What's different now? The fireworks shells for Disneyland's pyrotechnics spectaculars are no longer launched by the traditional black-powder ignition, but by compressed air. Although it's a revolution in pyrotechnic technology, the air launch system is deceptively simple. The shells are loaded into long metal tubes – a whopping 330 of them – then launched by powerful blasts of air precisely timed by computer.
When show time arrives, actual operations are conducted from an unassuming little hut some yards away, where two synchronized computer systems (one for emergency backup) control the show, and a "spotter" stands just outside the door to watch the shells burst overhead and ensure that everything is performing as it should.
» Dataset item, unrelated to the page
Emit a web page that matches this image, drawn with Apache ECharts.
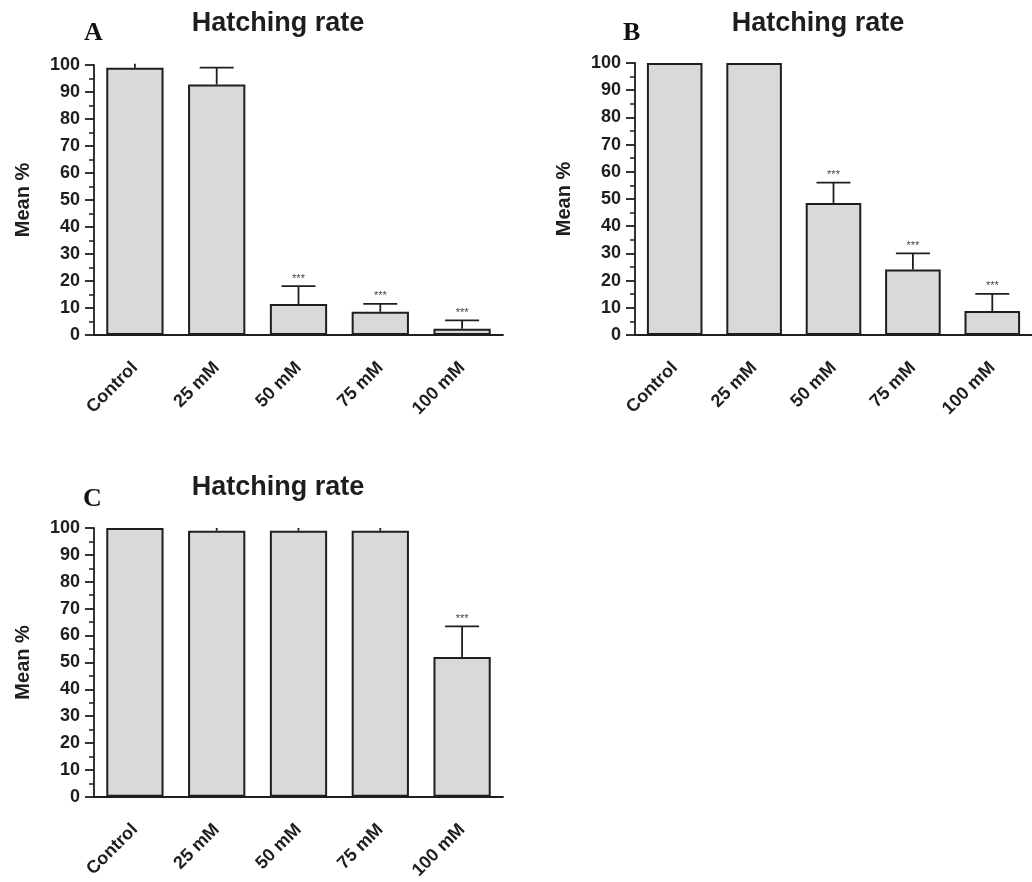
<!DOCTYPE html>
<html><head><meta charset="utf-8">
<script src="https://cdn.jsdelivr.net/npm/echarts@6/dist/echarts.min.js"></script>
<style>html,body{margin:0;padding:0;background:#fff}#c{width:1032px;height:882px}</style>
</head><body><div id="c"></div>
<script>
var categories = ['Control', '25 mM', '50 mM', '75 mM', '100 mM'];
var yTicks = [0, 10, 20, 30, 40, 50, 60, 70, 80, 90, 100];
var meanA = [99, 92.8, 11.5, 8.6, 2.3];
var errA  = [1.5, 6.2, 6.6, 2.9, 3.1];
var sigA  = ['', '', '***', '***', '***'];
var meanB = [100, 100, 48.5, 24.1, 8.8];
var errB  = [0, 0, 7.5, 5.9, 6.3];
var sigB  = ['', '', '***', '***', '***'];
var meanC = [100, 99, 99, 99, 52];
var errC  = [0, 1, 1, 1, 11.4];
var sigC  = ['', '', '', '', '***'];
var panelLetters = ['A', 'B', 'C'];
var panelTitle = 'Hatching rate';
var yName = 'Mean %';

var chart = echarts.init(document.getElementById('c'), null, {renderer: 'canvas'});
var FONT = 'Liberation Sans, Arial, sans-serif';
var ink = '#1e1e1e';

var grids = [
  {left: 94, top: 65, width: 409, height: 270},
  {left: 635, top: 63, width: 406, height: 272},
  {left: 94, top: 528, width: 409, height: 270}
];
var panels = [[meanA, errA, sigA], [meanB, errB, sigB], [meanC, errC, sigC]];

var xAxes = [], yAxes = [], series = [];
grids.forEach(function (g, i) {
  xAxes.push({
    type: 'category', gridIndex: i, data: categories,
    axisLine: {lineStyle: {color: ink, width: 1.8}},
    axisTick: {alignWithLabel: true, length: 11, lineStyle: {color: ink, width: 1.8}},
    axisLabel: {rotate: 45, margin: 30, color: ink, fontFamily: FONT, fontWeight: 'bold', fontSize: 18, interval: 0}
  });
  yAxes.push({
    type: 'value', gridIndex: i, min: yTicks[0], max: yTicks[yTicks.length - 1], interval: yTicks[1] - yTicks[0],
    name: yName, nameLocation: 'middle', nameRotate: 90, nameGap: 61,
    nameTextStyle: {color: ink, fontFamily: FONT, fontWeight: 'bold', fontSize: 20},
    axisLine: {show: true, lineStyle: {color: ink, width: 1.8}},
    axisTick: {show: true, length: 9, lineStyle: {color: ink, width: 1.8}},
    minorTick: {show: true, splitNumber: 2, length: 5, lineStyle: {color: ink, width: 1.5}},
    splitLine: {show: false},
    axisLabel: {margin: 14, color: ink, fontFamily: FONT, fontWeight: 'bold', fontSize: 18}
  });
  var p = panels[i];
  series.push({
    type: 'bar', xAxisIndex: i, yAxisIndex: i, data: p[0], barWidth: '70%',
    itemStyle: {color: '#d9d9d9', borderColor: ink, borderWidth: 2},
    silent: true, z: 2
  });
  var ed = p[0].map(function (m, k) { return [k, m, p[1][k], p[2][k]]; });
  series.push({
    type: 'custom', xAxisIndex: i, yAxisIndex: i, data: ed, z: 3, silent: true,
    renderItem: function (params, api) {
      var x = api.value(0), m = api.value(1), e = api.value(2);
      var s = ed[params.dataIndex][3];
      var p0 = api.coord([x, m]);
      var p1 = api.coord([x, m + e]);
      var children = [];
      if (e > 0) {
        children.push({type: 'line', shape: {x1: p0[0], y1: p0[1], x2: p1[0], y2: p1[1]}, style: {stroke: ink, lineWidth: 1.8}});
        if (e >= 2) {
          children.push({type: 'line', shape: {x1: p1[0] - 17, y1: p1[1], x2: p1[0] + 17, y2: p1[1]}, style: {stroke: ink, lineWidth: 1.8}});
        }
      }
      if (s) {
        children.push({type: 'text', x: p1[0], y: p1[1] - 2, style: {text: s, fill: '#444', font: '11px ' + FONT, align: 'center', verticalAlign: 'bottom'}});
      }
      return {type: 'group', children: children};
    }
  });
});

var titles = [
  {text: panelTitle, left: 273, top: 5, textAlign: 'center'},
  {text: panelTitle, left: 813, top: 5, textAlign: 'center'},
  {text: panelTitle, left: 273, top: 469, textAlign: 'center'}
].map(function (t) {
  t.textStyle = {color: ink, fontFamily: FONT, fontWeight: 'bold', fontSize: 27};
  return t;
});
var letterPos = [[79, 15], [618, 15], [78, 481]];
letterPos.forEach(function (lp, i) {
  titles.push({text: panelLetters[i], left: lp[0], top: lp[1],
    textStyle: {color: '#111', fontFamily: 'Liberation Serif, serif', fontWeight: 'bold', fontSize: 26}});
});

chart.setOption({
  animation: false,
  title: titles,
  grid: grids,
  xAxis: xAxes,
  yAxis: yAxes,
  series: series
});
</script>
</body></html>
The air launch system was developed by Disneyland's own Imagineering staff. No burning black powder means no smoke drifting over the residential neighborhoods that surround the park, plus a safer show. Best of all, according to Hollingsworth, the new system is more precise and can launch shells higher than black powder, enabling spectacular new effects. As Hollingsworth describes it, "It paints a better picture in the sky."
The system makes possible the Mickey head-with-ears effect that is used with great impact in "Disney's Imagine … a Fantasy in the Sky." However, this beautiful moment is just a taste of what the air-launch technology can produce. This summer's show is being used as a "test run" to put the new system through its paces and according to Hollingsworth, "We haven't begun to touch on the creative possibilities this opens up."
Those possibilities will be fully explored in summer 2005, as Disneyland celebrates its 50th anniversary with a lavish birthday fireworks extravaganza. Hollingsworth won't reveal any details of the anniversary spectacular, but he does promise that "all I can say is I think it will be an outstanding show."
The air-launch technology is such a revolutionary step forward that Disney has decided to share it with the pyrotechnics industry as a whole. The Walt Disney Company plans to donate the seven patents produced for the air-launch process to a non-profit group that will license the technology to the rest of the pyrotechnics industry.